Ideias análogas se aplicam à formação filosófica. Esta não pode insistir em que aquele que a recebe se compenetre de certas teses, mesmo quando, por outras fontes, saiba que são "todas verdadeiras". Só poderá chamar-se filosófica uma formação desde que, encarada da parte daquele que forma, se resuma num oferecimento de auxílio ao formando, visto que este deve ver por si a realidade. Pode talvez ser útil que algumas pessoas, devido a certas atividades, sejam simplesmente imbuídas de determinadas teses, mas isso não tem nenhum sentido filosófico. Mesmo uma formação real, ou seja, a que não se reduz a uma espécie de treinamento da mente para fins práticos, corre ainda o risco de falsificar o filosofar, porque a ajuda prestada ao formando a fim de que ele mesmo veja a realidade também consiste e deve consistir na apresentação do conhecimento de uma "filosofia já filosofada". Quantas vezes não acontece que a gente se limite a isso ? O que se ensina nas universidades como filosofia parece bem filosofia, mas nem sempre o é. [3] (1973, p. 19-20)
Ver online : SPRACHE
[1] Merleau-Ponty, Phénoménologie de la Perception, p. 229.
[2] "Não é das filosofias que deve partir o impulso da investigação, mas, sim, das coisas e dos problemas". E. Husserl, Philosophie als strenge Wissenschaft, em: Logos I (1910-1911), p. 340.
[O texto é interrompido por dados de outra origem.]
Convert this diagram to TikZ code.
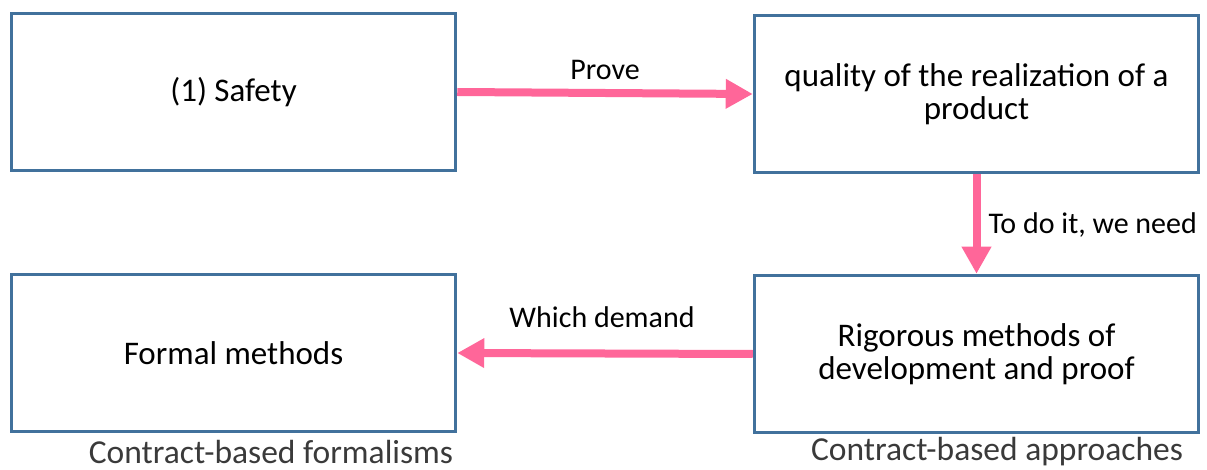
\documentclass[tikz,border=0pt]{standalone}
\usepackage{fontspec}
\setmainfont{Carlito}
\usetikzlibrary{arrows.meta}
\definecolor{boxblue}{HTML}{41719C}
\definecolor{arrowpink}{HTML}{FF6699}
\definecolor{captiongray}{HTML}{3A3A3A}
\tikzset{
    stagebox/.style={draw=boxblue, line width=3.5pt, minimum width=444pt, minimum height=157pt,
        text width=420pt, align=flush center, font=\fontsize{33}{33.5}\selectfont},
    flow/.style={arrowpink, line width=8pt, -{Triangle[length=27pt,width=28pt]}},
    flowlabel/.style={text=black, font=\fontsize{30}{33}\selectfont, inner sep=0pt},
    caption/.style={text=captiongray, font=\fontsize{33.5}{36}\selectfont, inner sep=0pt}
}
\begin{document}
\begin{tikzpicture}[x=1pt, y=-1pt]
                \useasboundingbox (0,0) rectangle (1207,470);
                \node[stagebox] (safety) at (233.5,92) {(1) Safety};
                \node[stagebox] (quality) at (976.5,94) {quality of the realization of a\\product};
                \node[stagebox] (formal) at (233.5,353) {Formal methods};
                \node[stagebox] (rigorous) at (976.5,354) {Rigorous methods of\\development and proof};
                \draw[flow] (safety.east) -- (quality.west) node[flowlabel, midway, above=9pt] {Prove};
                \draw[flow] (quality.south) -- (rigorous.north) node[flowlabel, midway, right=8pt, yshift=-1pt] {To do it, we need};
                \draw[flow] (rigorous.west) -- (formal.east) node[flowlabel, pos=0.51, above=22pt] {Which demand};
                \node[caption] (formalcap) at (271,452) {Contract-based formalisms};
                \node[caption] (approachcap) at (997,452) {Contract-based approaches};
            \end{tikzpicture}
\end{document}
[3] "Os equívocos de que a filosofia se vê constantemente cercada são mais fomentados pelo que nós mesmos fazemos, i. e., pelos professores de filosofia. Com efeito, nossa tarefa habitual — justificada e até útil — consiste em proporcionar certo conhecimento informativo das filosofias até agora surgidas, o que aparece como sendo a própria filosofia, quando, no máximo, é apenas ciência filosófica". M. Heidegger, Einführung in die Metaphysik, Tübingen, 1953, p. 9. (Trad. port. de Emmanuel Carneiro Leão: Introdução à Metafísica, Tempo Brasileiro, Rio de Janeiro, 1969 [2.a ed.]).